begin

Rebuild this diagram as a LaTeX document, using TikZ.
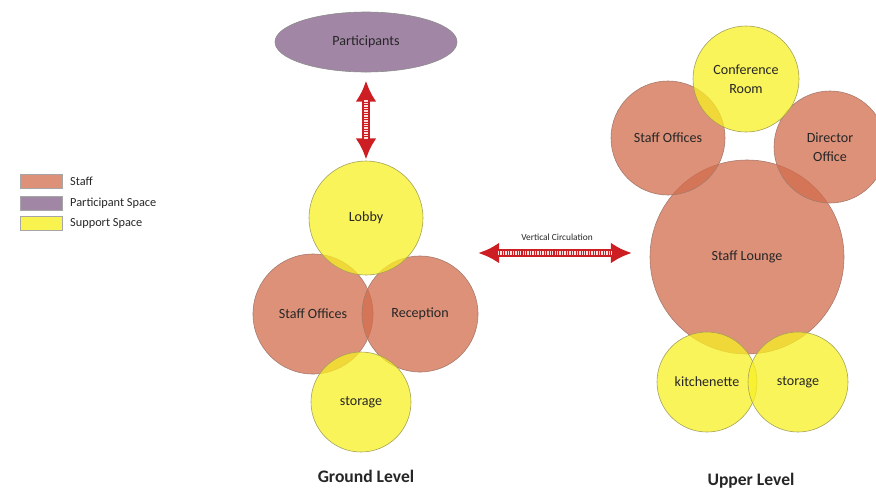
\documentclass[tikz,border=0pt]{standalone}
\usepackage{fontspec}
\setmainfont{Carlito}
\usetikzlibrary{shapes.geometric,arrows.meta,positioning}

\definecolor{staffc}{RGB}{210,108,76}
\definecolor{suppc}{RGB}{248,240,36}
\definecolor{partc}{RGB}{162,134,166}
\definecolor{circred}{RGB}{205,30,35}

\begin{document}
\begin{tikzpicture}[x=0.03cm,y=-0.03cm,
    every node/.style={font=\fontsize{12}{16.5}\selectfont,text=black!85},
    room/.style={circle,draw=black!45,line width=0.5pt,fill opacity=0.75,
      text opacity=1,inner sep=0pt,align=center},
    staff/.style={room,fill=staffc,draw=staffc!60!black!70},
    support/.style={room,fill=suppc,draw=suppc!50!black!70},
    swatch/.style={rectangle,draw=black!35,line width=0.4pt,minimum width=1.26cm,
      minimum height=0.42cm,inner sep=0pt},
    legtext/.style={right,font=\fontsize{10.5}{12}\selectfont,inner sep=0pt},
    circ/.style={circred,line width=6.5pt,
      {Latex[length=18pt,width=18pt]}-{Latex[length=18pt,width=18pt]}},
    circstripe/.style={red!12,line width=4pt,dash pattern=on 1.2pt off 0.9pt},
    level/.style={font=\fontsize{15}{18}\selectfont\bfseries}]

    \clip (0,0) rectangle (876,492);

    % legend
    \node[swatch,fill=staffc!75!white] (kStaff) at (41,181) {};
    \node[swatch,fill=partc] (kPart) at (41,203) {};
    \node[swatch,fill=suppc!80!white] (kSupp) at (41,223) {};
    \node[legtext] (tStaff) at (70,181) {Staff};
    \node[legtext] (tPart) at (70,203) {Participant Space};
    \node[legtext] (tSupp) at (70,223) {Support Space};

    % ground level
    \node[ellipse,fill=partc,draw=black!45,line width=0.5pt,minimum width=5.46cm,
      minimum height=1.8cm] (part) at (366,42) {Participants};

    \node[staff,minimum size=3.6cm] (gOffice) at (313,314) {Staff Offices};
    \node[staff,minimum size=3.48cm] (recep) at (420,314) {Reception};
    \node[support,minimum size=3.42cm] (lobby) at (366,218) {Lobby};
    \node[support,minimum size=3.0cm] (gStore) at (361,402) {storage};

    \node[level] (ground) at (366,476) {Ground Level};

    % upper level
    \node[staff,minimum size=5.82cm] (lounge) at (747,257) {Staff Lounge};
    \node[staff,minimum size=3.42cm] (uOffice) at (668,138) {Staff Offices};
    \node[staff,minimum size=3.36cm] (direct) at (830,147) {Director\\Office};
    \node[support,minimum size=3.18cm] (confer) at (746,79) {Conference\\Room};
    \node[support,minimum size=3.0cm] (kitch) at (707,382) {kitchenette};
    \node[support,minimum size=3.0cm] (uStore) at (798,382) {storage};

    \node[level] (upper) at (751,481) {Upper Level};

    % circulation
    \draw[circ,shorten <=7pt,shorten >=1pt] (part) -- (lobby);
    \draw[circstripe,shorten <=24pt,shorten >=18pt] (part) -- (lobby);

    \coordinate (vcL) at (478,253);
    \coordinate (vcR) at (632,253);
    \draw[circ] (vcL) -- (vcR);
    \draw[circstripe,shorten <=17pt,shorten >=17pt] (vcL) -- (vcR);
    \node[font=\fontsize{8}{10}\selectfont] (vcText) at (557,237) {Vertical Circulation};
\end{tikzpicture}
\end{document}
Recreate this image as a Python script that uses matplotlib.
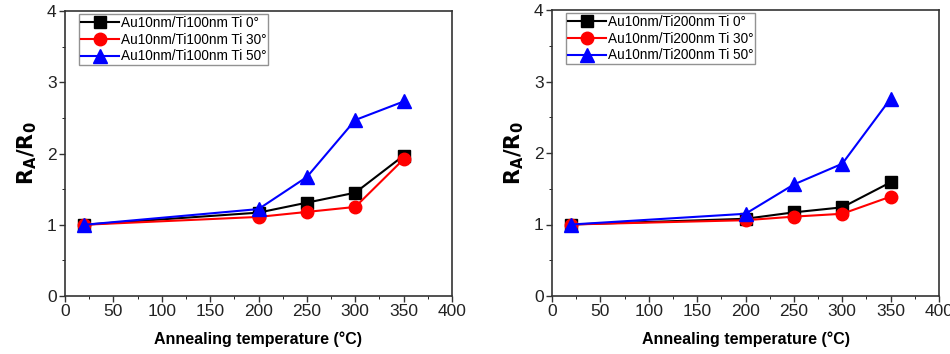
from matplotlib import pyplot
import matplotlib

matplotlib.rcParams['font.family'] = ['Liberation Sans', 'DejaVu Sans']

temps = [20, 200, 250, 300, 350]

ti100_0 = [1.00, 1.17, 1.31, 1.45, 1.97]
ti100_30 = [1.00, 1.11, 1.18, 1.25, 1.92]
ti100_50 = [1.00, 1.22, 1.67, 2.47, 2.73]

ti200_0 = [1.00, 1.08, 1.17, 1.24, 1.59]
ti200_30 = [1.00, 1.06, 1.11, 1.15, 1.39]
ti200_50 = [1.00, 1.15, 1.56, 1.85, 2.76]

labels_100 = ["Au10nm/Ti100nm Ti 0°", "Au10nm/Ti100nm Ti 30°", "Au10nm/Ti100nm Ti 50°"]
labels_200 = ["Au10nm/Ti200nm Ti 0°", "Au10nm/Ti200nm Ti 30°", "Au10nm/Ti200nm Ti 50°"]


def main():
    fig = pyplot.figure(figsize=(9.5, 3.54), dpi=100)
    ax = fig.add_axes([65 / 950, 1 - 296 / 354, 387 / 950, 285 / 354])
    ax1 = fig.add_axes([552 / 950, 1 - 296 / 354, 387 / 950, 286 / 354])

    styles = [("black", "s", 8.5), ("red", "o", 9), ("blue", "^", 10)]
    for a, series, labels in [(ax, [ti100_0, ti100_30, ti100_50], labels_100),
                              (ax1, [ti200_0, ti200_30, ti200_50], labels_200)]:
        for (c, m, ms), y, lab in zip(styles, series, labels):
            a.plot(temps, y, color=c, marker=m, ms=ms, lw=1.5, label=lab)
        a.set_xlim(0, 400)
        a.set_ylim(0, 4)
        a.set_xticks(range(0, 401, 50))
        a.set_xticks(range(25, 400, 50), minor=True)
        a.set_yticks([0, 1, 2, 3, 4])
        a.set_yticks([0.5, 1.5, 2.5, 3.5], minor=True)
        a.tick_params(labelsize=12.5, length=4, width=1, colors="#333333", labelcolor="#222222", pad=2)
        a.tick_params(which="minor", length=2.5)
        for s in a.spines.values():
            s.set_color("#333333")
            s.set_linewidth(1.2)
        a.set_xlabel("Annealing temperature (°C)", fontsize=11.5, fontweight="bold", labelpad=9)
        a.set_ylabel(r"$\mathbf{R_A/R_0}$", fontsize=15, labelpad=6)
        leg = a.legend(loc="upper left", bbox_to_anchor=(0.035, 0.99), fontsize=9.8,
                       frameon=True, fancybox=False, borderpad=0.15, labelspacing=0.2,
                       handlelength=2.8, handletextpad=0.15, borderaxespad=0.0)
        leg.get_frame().set_edgecolor("#777777")
        leg.get_frame().set_linewidth(1.0)

    pyplot.savefig("out.png", dpi=100)
    pyplot.close()


if __name__ == '__main__':
    main()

end

Images must not appear in the copy; reproduce everything else in the records verbatim.

Rebuild this diagram as a LaTeX document, using TikZ.
\documentclass[tikz,border=0pt]{standalone}
\usepackage{fontspec}
\setmainfont{Carlito}
\usetikzlibrary{shapes.geometric,arrows.meta,positioning}

\definecolor{staffc}{RGB}{210,108,76}
\definecolor{suppc}{RGB}{248,240,36}
\definecolor{partc}{RGB}{162,134,166}
\definecolor{circred}{RGB}{205,30,35}

\begin{document}
\begin{tikzpicture}[x=0.03cm,y=-0.03cm,
    every node/.style={font=\fontsize{12}{16.5}\selectfont,text=black!85},
    room/.style={circle,draw=black!45,line width=0.5pt,fill opacity=0.75,
      text opacity=1,inner sep=0pt,align=center},
    staff/.style={room,fill=staffc,draw=staffc!60!black!70},
    support/.style={room,fill=suppc,draw=suppc!50!black!70},
    swatch/.style={rectangle,draw=black!35,line width=0.4pt,minimum width=1.26cm,
      minimum height=0.42cm,inner sep=0pt},
    legtext/.style={right,font=\fontsize{10.5}{12}\selectfont,inner sep=0pt},
    circ/.style={circred,line width=6.5pt,
      {Latex[length=18pt,width=18pt]}-{Latex[length=18pt,width=18pt]}},
    circstripe/.style={red!12,line width=4pt,dash pattern=on 1.2pt off 0.9pt},
    level/.style={font=\fontsize{15}{18}\selectfont\bfseries}]

    \clip (0,0) rectangle (876,492);

    % legend
    \node[swatch,fill=staffc!75!white] (kStaff) at (41,181) {};
    \node[swatch,fill=partc] (kPart) at (41,203) {};
    \node[swatch,fill=suppc!80!white] (kSupp) at (41,223) {};
    \node[legtext] (tStaff) at (70,181) {Staff};
    \node[legtext] (tPart) at (70,203) {Participant Space};
    \node[legtext] (tSupp) at (70,223) {Support Space};

    % ground level
    \node[ellipse,fill=partc,draw=black!45,line width=0.5pt,minimum width=5.46cm,
      minimum height=1.8cm] (part) at (366,42) {Participants};

    \node[staff,minimum size=3.6cm] (gOffice) at (313,314) {Staff Offices};
    \node[staff,minimum size=3.48cm] (recep) at (420,314) {Reception};
    \node[support,minimum size=3.42cm] (lobby) at (366,218) {Lobby};
    \node[support,minimum size=3.0cm] (gStore) at (361,402) {storage};

    \node[level] (ground) at (366,476) {Ground Level};

    % upper level
    \node[staff,minimum size=5.82cm] (lounge) at (747,257) {Staff Lounge};
    \node[staff,minimum size=3.42cm] (uOffice) at (668,138) {Staff Offices};
    \node[staff,minimum size=3.36cm] (direct) at (830,147) {Director\\Office};
    \node[support,minimum size=3.18cm] (confer) at (746,79) {Conference\\Room};
    \node[support,minimum size=3.0cm] (kitch) at (707,382) {kitchenette};
    \node[support,minimum size=3.0cm] (uStore) at (798,382) {storage};

    \node[level] (upper) at (751,481) {Upper Level};

    % circulation
    \draw[circ,shorten <=7pt,shorten >=1pt] (part) -- (lobby);
    \draw[circstripe,shorten <=24pt,shorten >=18pt] (part) -- (lobby);

    \coordinate (vcL) at (478,253);
    \coordinate (vcR) at (632,253);
    \draw[circ] (vcL) -- (vcR);
    \draw[circstripe,shorten <=17pt,shorten >=17pt] (vcL) -- (vcR);
    \node[font=\fontsize{8}{10}\selectfont] (vcText) at (557,237) {Vertical Circulation};
\end{tikzpicture}
\end{document}
Recreate this image as a Python script that uses matplotlib.
from matplotlib import pyplot
import matplotlib

matplotlib.rcParams['font.family'] = ['Liberation Sans', 'DejaVu Sans']

temps = [20, 200, 250, 300, 350]

ti100_0 = [1.00, 1.17, 1.31, 1.45, 1.97]
ti100_30 = [1.00, 1.11, 1.18, 1.25, 1.92]
ti100_50 = [1.00, 1.22, 1.67, 2.47, 2.73]

ti200_0 = [1.00, 1.08, 1.17, 1.24, 1.59]
ti200_30 = [1.00, 1.06, 1.11, 1.15, 1.39]
ti200_50 = [1.00, 1.15, 1.56, 1.85, 2.76]

labels_100 = ["Au10nm/Ti100nm Ti 0°", "Au10nm/Ti100nm Ti 30°", "Au10nm/Ti100nm Ti 50°"]
labels_200 = ["Au10nm/Ti200nm Ti 0°", "Au10nm/Ti200nm Ti 30°", "Au10nm/Ti200nm Ti 50°"]


def main():
    fig = pyplot.figure(figsize=(9.5, 3.54), dpi=100)
    ax = fig.add_axes([65 / 950, 1 - 296 / 354, 387 / 950, 285 / 354])
    ax1 = fig.add_axes([552 / 950, 1 - 296 / 354, 387 / 950, 286 / 354])

    styles = [("black", "s", 8.5), ("red", "o", 9), ("blue", "^", 10)]
    for a, series, labels in [(ax, [ti100_0, ti100_30, ti100_50], labels_100),
                              (ax1, [ti200_0, ti200_30, ti200_50], labels_200)]:
        for (c, m, ms), y, lab in zip(styles, series, labels):
            a.plot(temps, y, color=c, marker=m, ms=ms, lw=1.5, label=lab)
        a.set_xlim(0, 400)
        a.set_ylim(0, 4)
        a.set_xticks(range(0, 401, 50))
        a.set_xticks(range(25, 400, 50), minor=True)
        a.set_yticks([0, 1, 2, 3, 4])
        a.set_yticks([0.5, 1.5, 2.5, 3.5], minor=True)
        a.tick_params(labelsize=12.5, length=4, width=1, colors="#333333", labelcolor="#222222", pad=2)
        a.tick_params(which="minor", length=2.5)
        for s in a.spines.values():
            s.set_color("#333333")
            s.set_linewidth(1.2)
        a.set_xlabel("Annealing temperature (°C)", fontsize=11.5, fontweight="bold", labelpad=9)
        a.set_ylabel(r"$\mathbf{R_A/R_0}$", fontsize=15, labelpad=6)
        leg = a.legend(loc="upper left", bbox_to_anchor=(0.035, 0.99), fontsize=9.8,
                       frameon=True, fancybox=False, borderpad=0.15, labelspacing=0.2,
                       handlelength=2.8, handletextpad=0.15, borderaxespad=0.0)
        leg.get_frame().set_edgecolor("#777777")
        leg.get_frame().set_linewidth(1.0)

    pyplot.savefig("out.png", dpi=100)
    pyplot.close()


if __name__ == '__main__':
    main()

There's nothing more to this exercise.